Have you ever felt a time during the day when you’re having fun, time flies and you can’t believe you’re actually being compensated for the fun you’re having? Welcome to what some call their “sweet spot.” I, on the other hand, call it the tender trap. I call it a trap because I encounter a lot of development professionals who try very hard to position themselves so that all they have to do is stay within their comfort zone. Don’t like to work on analysis? Let someone else do that. Don’t like to to do acquisition? Let John in the other office handle that.
The problem is when you position yourself inside your sweet spot, whatever it may be, you also pigeonhole yourself and how you’re perceived. That’s a trap you don’t want to fall into because it limits your ability to advance within your nonprofit. You need to have a good knowledge of as many aspects of fundraising as possible. In baseball they rate prospects based on their tools. If a scout says, “He’s a 5-tool player,” he means he can (1) hit for power, (2) hit for average, (3) run well, (4) field well, and (5) throw well. Those players are coveted because of their talent.
It seems to me that the same could be said for development professionals. What’s in your toolbox?
Are you able to write a good fundraising letter?
Do you know the difference between a donor-centric and an organization-centric letter?

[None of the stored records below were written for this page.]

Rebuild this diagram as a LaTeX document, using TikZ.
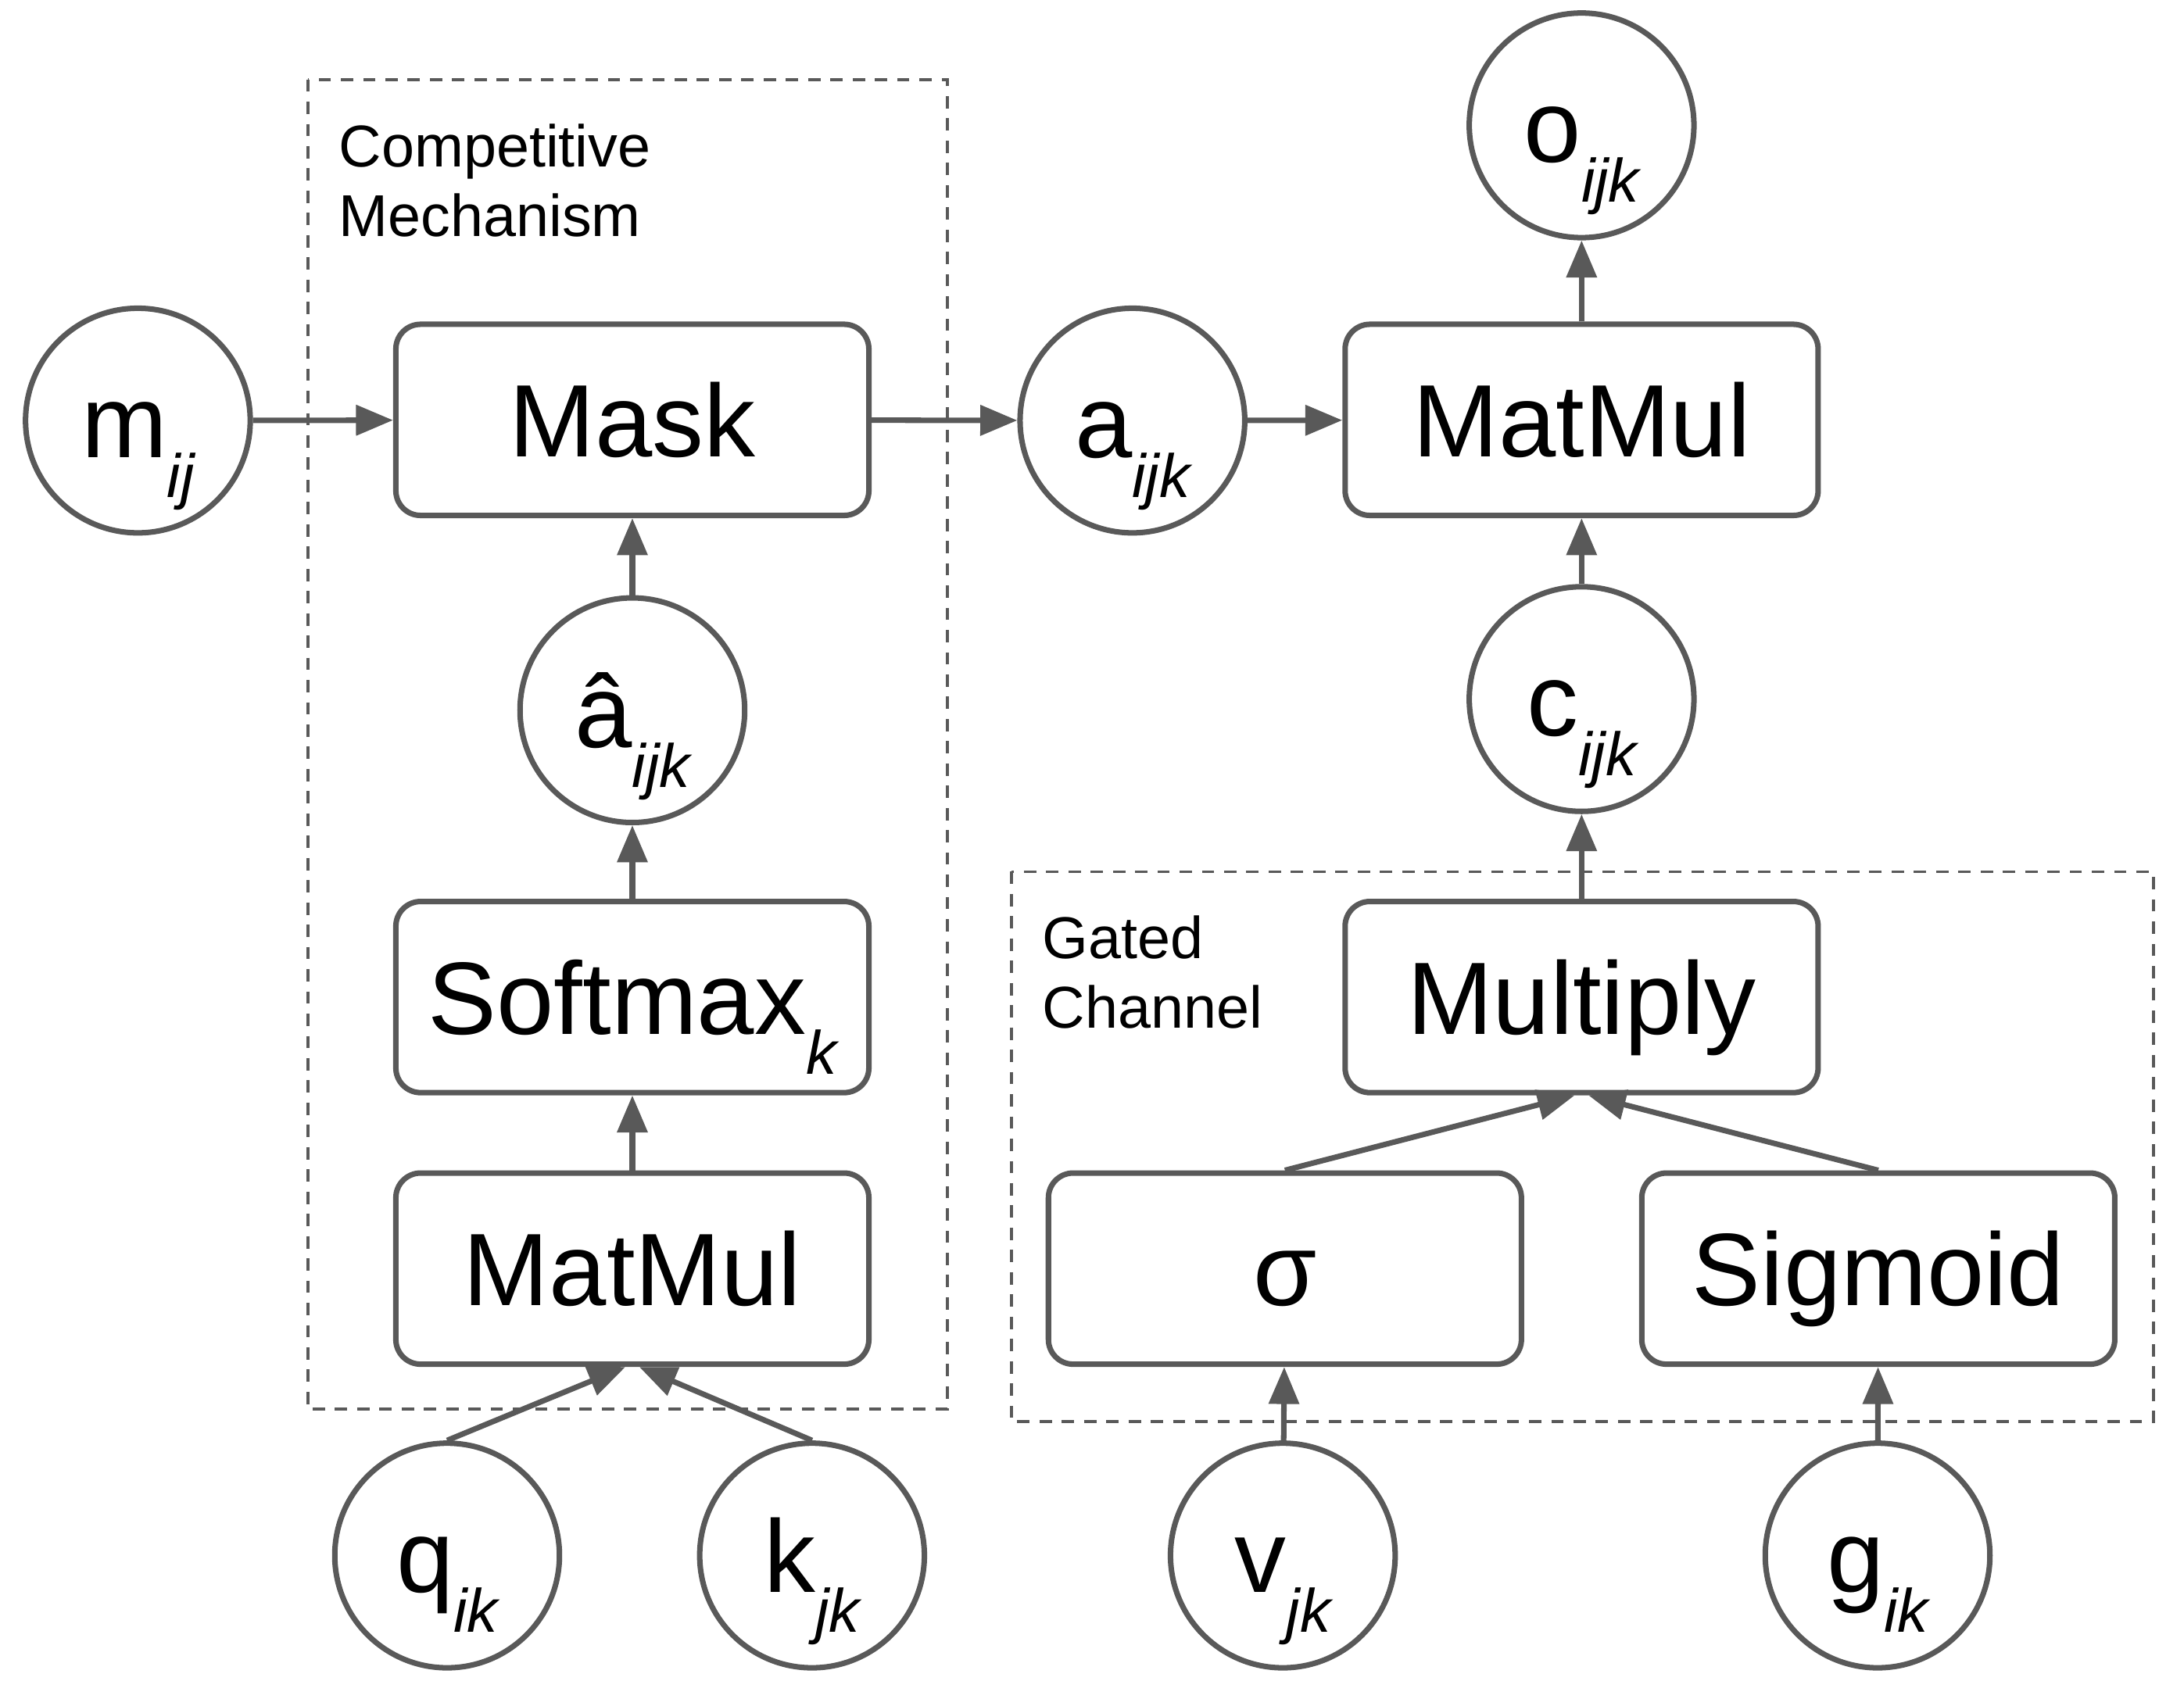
\documentclass[tikz,border=0pt]{standalone}
\usepackage{fontspec}
\setmainfont{Liberation Sans}
\usetikzlibrary{arrows.meta,calc}
\definecolor{lc}{HTML}{595959}
\newcommand\sbx[1]{\raisebox{-14.5pt}{\fontsize{22.3pt}{24pt}\selectfont\itshape #1}}
\begin{document}
\begin{tikzpicture}[x=0.01782cm,y=-0.01782cm,
 every node/.style={font=\fontsize{37.5pt}{40pt}\selectfont},
 cnode/.style={circle,draw=lc,line width=2pt,minimum size=81.8pt,inner sep=0pt,text height=30pt,text depth=3pt,fill=white},
 bnode/.style={rectangle,rounded corners=9pt,draw=lc,line width=2pt,minimum width=172.2pt,minimum height=69.6pt,inner sep=0pt,text height=30pt,text depth=3pt,fill=white},
 conn/.style={draw=lc,line width=2pt,-{Triangle[length=13.5pt,width=10.8pt]}},
 grp/.style={draw=lc,line width=1.1pt,dash pattern=on 4.5pt off 3.6pt},
 lbl/.style={font=\fontsize{21.5pt}{25.4pt}\selectfont,align=left,inner sep=0pt,anchor=base west}]
\useasboundingbox (0,0) rectangle (1568,1207);
% group frames
\draw[grp] (221,57) rectangle (680,1012);
\draw[grp] (726,626) rectangle (1546,1021);
\node[lbl] (lcomp) at (243,170) {Competitive\\Mechanism};
\node[lbl] (lgate) at (748,738.5) {Gated\\Channel};
% nodes
\node[cnode] (m) at (99,302) {m\sbx{ij}};
\node[bnode] (mask) at (454,301.5) {Mask};
\node[cnode] (a) at (813,302) {a\sbx{ijk}};
\node[bnode] (mm2) at (1135.5,301.5) {MatMul};
\node[cnode] (o) at (1135.5,90) {o\sbx{ijk}};
\node[cnode] (c) at (1135.5,502) {c\sbx{ijk}};
\node[bnode] (mult) at (1135.5,716) {Multiply};
\node[bnode] (sg) at (922.5,911) {σ};
\node[bnode] (sgm) at (1348.5,911) {Sigmoid};
\node[cnode] (v) at (921,1117) {v\sbx{jk}};
\node[cnode] (g) at (1348,1117) {g\sbx{ik}};
\node[cnode] (ah) at (454,510) {â\sbx{ijk}};
\node[bnode] (soft) at (454,716) {Softmax\sbx{k}};
\node[bnode] (mm1) at (454,911) {MatMul};
\node[cnode] (q) at (321,1117) {q\sbx{ik}};
\node[cnode] (k) at (583,1117) {k\sbx{jk}};
% connectors
\draw[conn] (m) -- (mask);
\draw[conn] (mask) -- (a);
\draw[conn] (a) -- (mm2);
\draw[conn] (mm2) -- (o);
\draw[conn] (c) -- (mm2);
\draw[conn] (mult) -- (c);
\draw[conn] (sg.north) -- ($(mult.south)+(-5,0)$);
\draw[conn] (sgm.north) -- ($(mult.south)+(5,0)$);
\draw[conn] (v) -- (sg);
\draw[conn] (g) -- (sgm);
\draw[conn] (ah) -- (mask);
\draw[conn] (soft) -- (ah);
\draw[conn] (mm1) -- (soft);
\draw[conn] (q.north) -- ($(mm1.south)+(-5,0)$);
\draw[conn] (k.north) -- ($(mm1.south)+(5,0)$);
\end{tikzpicture}
\end{document}
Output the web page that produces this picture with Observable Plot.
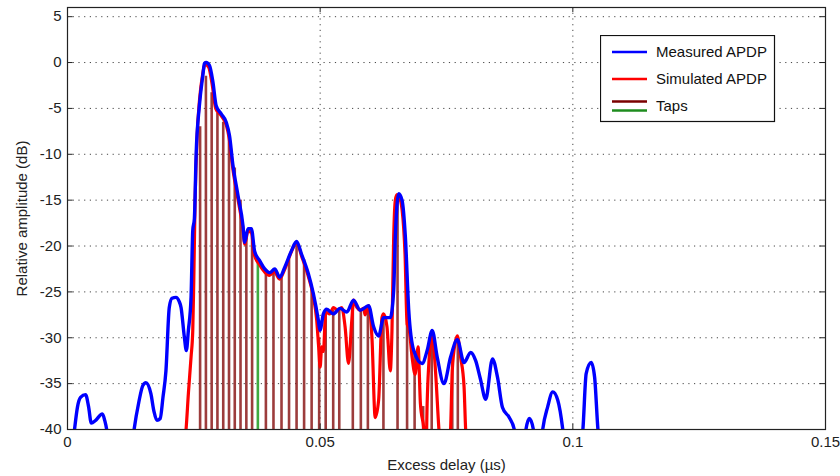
<!DOCTYPE html>
<html>
<head>
<meta charset="utf-8">
<script src="https://cdn.jsdelivr.net/npm/d3@7"></script>
<script src="https://cdn.jsdelivr.net/npm/@observablehq/plot@0.6"></script>
<style>
  html, body { margin: 0; padding: 0; background: #fff; }
  #wrap { position: relative; width: 840px; height: 476px; font-family: "Liberation Sans", Arial, sans-serif; }
  #legend { position: absolute; left: 600px; top: 35px; }
</style>
</head>
<body>
<div id="wrap"></div>
<script>
// ---- Data ----
// Measured APDP (blue): excess delay (µs), relative amplitude (dB); values < -40 lie outside the axes
const measuredDelay = [0.00099,0.00139,0.00199,0.00258,0.00358,0.00417,0.00471,0.00557,0.00690,0.00736,0.00775,0.00815,
  0.01272,0.01318,0.01412,0.01491,0.01551,0.01650,0.01710,0.01769,0.01835,0.01889,0.01948,0.02014,0.02068,0.02147,0.02207,
  0.02247,0.02312,0.02352,0.02392,0.02445,0.02479,0.02511,0.02545,0.02610,0.02678,0.02710,0.02744,0.02809,0.02877,0.02942,
  0.03042,0.03141,0.03207,0.03274,0.03374,0.03473,0.03505,0.03573,0.03638,0.03704,0.03803,0.03903,0.04002,0.04101,0.04201,
  0.04300,0.04433,0.04533,0.04632,0.04765,0.04865,0.04964,0.04996,0.05064,0.05129,0.05262,0.05394,0.05527,0.05660,0.05791,
  0.05958,0.06058,0.06157,0.06256,0.06388,0.06455,0.06487,0.06555,0.06620,0.06686,0.06753,0.06853,0.07018,0.07117,0.07217,
  0.07316,0.07449,0.07581,0.07714,0.07847,0.07978,0.08077,0.08171,0.08276,0.08410,0.08509,0.08608,0.08742,0.08841,0.08887,
  0.09026,0.09072,0.09139,0.09219,0.09264,0.09364,0.09404,0.09503,0.09602,0.09702,0.09801,0.09841,0.10159,0.10199,0.10264,
  0.10364,0.10431,0.10497,0.10537];
const measuredDb = [-42,-40,-37.5,-36.5,-36.2,-37.5,-39.3,-39,-38.3,-39,-40,-42,
  -42,-40,-37,-35.2,-34.9,-36.1,-38,-39,-38.8,-36.5,-33.6,-26.7,-25.7,-25.6,-26,
  -26.7,-29.9,-31.4,-29.2,-25.6,-18.3,-17,-10.1,-4.7,-1.4,-0.1,0,-0.3,-2.1,-4.7,
  -5.6,-6.5,-8,-11.2,-14.5,-17.8,-19.6,-18.1,-18.1,-20.6,-21.6,-22.5,-22.9,-22.5,-23.4,
  -22.3,-20.5,-19.5,-20.9,-23,-25.2,-28.1,-29.2,-27.4,-26.9,-27.4,-26.8,-27.2,-25.9,-27,
  -26.5,-28.8,-29.8,-27.8,-27.8,-24.8,-19,-14.3,-15,-19,-27,-31.4,-32.8,-31.4,-29.2,
  -32.1,-35,-32.1,-30.2,-32.7,-31.6,-32.5,-34.5,-36.7,-32.3,-34.3,-37.6,-38.7,-40,-42,
  -42,-40,-38.8,-40,-42,-42,-40,-37.5,-35.9,-36.8,-40,-42,-42,-40,-33.9,
  -32.7,-34.3,-40,-42];

// Simulated APDP (red)
const simulatedDelay = [0.02306,0.02346,0.02392,0.02445,0.02479,0.02499,0.02525,0.02565,0.02614,0.02674,0.02724,0.02793,
  0.02863,0.02932,0.03042,0.03141,0.03201,0.03270,0.03370,0.03469,0.03509,0.03569,0.03638,0.03698,0.03797,0.03897,0.03996,
  0.04095,0.04195,0.04294,0.04433,0.04533,0.04632,0.04765,0.04865,0.04930,0.04970,0.05000,0.05030,0.05064,0.05109,0.05189,
  0.05262,0.05348,0.05427,0.05493,0.05561,0.05626,0.05660,0.05726,0.05791,0.05859,0.05891,0.05958,0.06024,0.06089,0.06157,
  0.06223,0.06256,0.06322,0.06388,0.06421,0.06455,0.06487,0.06521,0.06561,0.06620,0.06680,0.06720,0.06759,0.06819,0.06879,
  0.06938,0.06984,0.07052,0.07078,0.07097,0.07117,0.07183,0.07217,0.07282,0.07350,0.07376,0.07555,0.07581,0.07614,0.07674,
  0.07714,0.07779,0.07847,0.07879,0.07913];
const simulatedDb = [-42,-40,-36.1,-32.1,-29.2,-23.8,-15,-8,-4,-1.3,-0.2,-0.5,
  -2.4,-5,-5.8,-6.8,-8.3,-11.5,-14.8,-18,-19.8,-18.4,-18.5,-21,-22,-22.8,-23.2,
  -22.8,-23.6,-22.6,-20.6,-19.6,-21.1,-23.3,-25.5,-28,-31,-33.2,-31,-31.5,-27.2,-27.4,
  -26.7,-27,-26.7,-28.8,-32.8,-28.1,-25.9,-26.7,-27,-26.8,-27.5,-26.5,-29.9,-38.7,-36.8,
  -27.8,-27.4,-28.8,-33.6,-29.2,-19,-15,-14.4,-14.6,-16,-21,-28.5,-29,-32.1,-34,
  -31,-37.2,-40,-42,-42,-37.2,-30.6,-29.6,-33.6,-40,-42,-42,-40,-33.6,-30.5,
  -29.8,-32.1,-35.3,-40,-42];

// Taps
const tapDelay = [0.02624,0.02739,0.02853,0.02967,0.03082,0.03196,0.03310,0.03424,0.03539,0.03653,0.03767,
  0.03926,0.04076,0.04235,0.04384,0.04533,0.04682,0.04831,0.04980,0.05109,0.05258,0.05378,0.05646,0.05805,
  0.05944,0.06252,0.06531,0.06720,0.06869,0.07038,0.07207,0.07614,0.07724];
const tapDb = [-7,-1.5,-3.3,-5.5,-6.5,-7.8,-11.5,-15,-19,-18.5,-21.8,
  -23,-23,-23.3,-21.5,-19.8,-21.5,-24.5,-30,-27.2,-27,-27,-26,-27,
  -26.5,-27.8,-14.6,-28.5,-31.5,-37.5,-29.8,-32,-30];
const tapGroup = tapDelay.map((d, i) => i === 10 ? "green" : "red");

// Axes
const xTicks = [0, 0.05, 0.1, 0.15];
const xTickLabels = ["0", "0.05", "0.1", "0.15"];
const yTicks = [5, 0, -5, -10, -15, -20, -25, -30, -35, -40];
const yTickLabels = ["5", "0", "-5", "-10", "-15", "-20", "-25", "-30", "-35", "-40"];
const xLabel = "Excess delay (µs)";
const yLabel = "Relative amplitude (dB)";
const legendLabels = ["Measured APDP", "Simulated APDP", "Taps"];

// ---- Build tables ----
const measured = measuredDelay.map((x, i) => ({x, y: measuredDb[i]}));
const simulated = simulatedDelay.map((x, i) => ({x, y: simulatedDb[i]}));
const taps = tapDelay.map((x, i) => ({x, y: tapDb[i], g: tapGroup[i]}));

const font = "'Liberation Sans', Arial, sans-serif";
const chart = Plot.plot({
  width: 840,
  height: 476,
  marginLeft: 67,
  marginRight: 15,
  marginTop: 7,
  marginBottom: 47,
  style: {fontFamily: font, fontSize: "15px", color: "#222", background: "#fff"},
  x: {domain: [0, 0.15]},
  y: {domain: [-40, 6]},
  marks: [
    Plot.gridX(xTicks, {stroke: "#333", strokeOpacity: 0.9, strokeDasharray: "1.2,4.5"}),
    Plot.gridY(yTicks, {stroke: "#333", strokeOpacity: 0.9, strokeDasharray: "1.2,4.5"}),
    Plot.ruleX(taps, {x: "x", y1: -40, y2: "y", stroke: d => d.g === "green" ? "#1e9a1e" : "#8b1a1a", strokeWidth: 2.6, strokeOpacity: 0.85, clip: true}),
    Plot.line(simulated, {x: "x", y: "y", stroke: "#ff0000", strokeWidth: 3.2, curve: "monotone-x", clip: true}),
    Plot.line(measured, {x: "x", y: "y", stroke: "#0000ff", strokeWidth: 3.4, curve: "monotone-x", clip: true}),
    Plot.ruleX(xTicks, {x: d => d, y1: -40, y2: -39.45, stroke: "#222"}),
    Plot.ruleX(xTicks, {x: d => d, y1: 6, y2: 5.45, stroke: "#222"}),
    Plot.ruleY(yTicks, {y: d => d, x1: 0, x2: 0.0011, stroke: "#222"}),
    Plot.ruleY(yTicks, {y: d => d, x1: 0.15, x2: 0.1489, stroke: "#222"}),
    Plot.frame({stroke: "#222", strokeWidth: 1.2}),
    Plot.axisX(xTicks, {tickSize: 0, tickPadding: 7, tickFormat: (d, i) => xTickLabels[i], label: xLabel, labelAnchor: "center", labelArrow: "none", labelOffset: 40, fill: "#222"}),
    Plot.axisY(yTicks, {tickSize: 0, tickPadding: 6, tickFormat: (d, i) => yTickLabels[i], label: yLabel, labelAnchor: "center", labelArrow: "none", labelOffset: 51, fill: "#222"})
  ]
});

const wrap = document.getElementById("wrap");
wrap.appendChild(chart);

// Legend (box inside the plot area, top right)
const ns = "http://www.w3.org/2000/svg";
const lg = document.createElementNS(ns, "svg");
lg.setAttribute("id", "legend");
lg.setAttribute("width", 176);
lg.setAttribute("height", 88);
lg.setAttribute("font-family", font);
lg.setAttribute("font-size", "15px");
const legendItems = [
  {label: legendLabels[0], colors: ["#0000ff"], cy: 17},
  {label: legendLabels[1], colors: ["#ff0000"], cy: 44},
  {label: legendLabels[2], colors: ["#7a0000", "#1e8c1e"], cy: 71}
];
let html = `<rect x="0.5" y="0.5" width="174" height="86" fill="#fff" stroke="#111" stroke-width="1.2"/>`;
for (const it of legendItems) {
  if (it.colors.length === 1) {
    html += `<line x1="12" x2="47" y1="${it.cy}" y2="${it.cy}" stroke="${it.colors[0]}" stroke-width="2.5"/>`;
  } else {
    html += `<line x1="12" x2="47" y1="${it.cy - 4.5}" y2="${it.cy - 4.5}" stroke="${it.colors[0]}" stroke-width="2.5"/>`;
    html += `<line x1="12" x2="47" y1="${it.cy + 4.5}" y2="${it.cy + 4.5}" stroke="${it.colors[1]}" stroke-width="2.5"/>`;
  }
  html += `<text x="56" y="${it.cy}" dy="0.35em" fill="#111">${it.label}</text>`;
}
lg.innerHTML = html;
wrap.appendChild(lg);
</script>
</body>
</html>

Do you understand the importance of donor loyalty?
Can you look at an analysis sheet and make sound judgements as to how to proceed?
Are you comfortable talking with volunteers, board members, donors?
Is it possible to avoid doing what you don’t like or are uncomfortable doing? Maybe. But as a long-term career strategy it’s extremely limiting.
Resolve today to diversify your knowledge base and you’ll be more versatile and more valued for your ability to contribute to the team.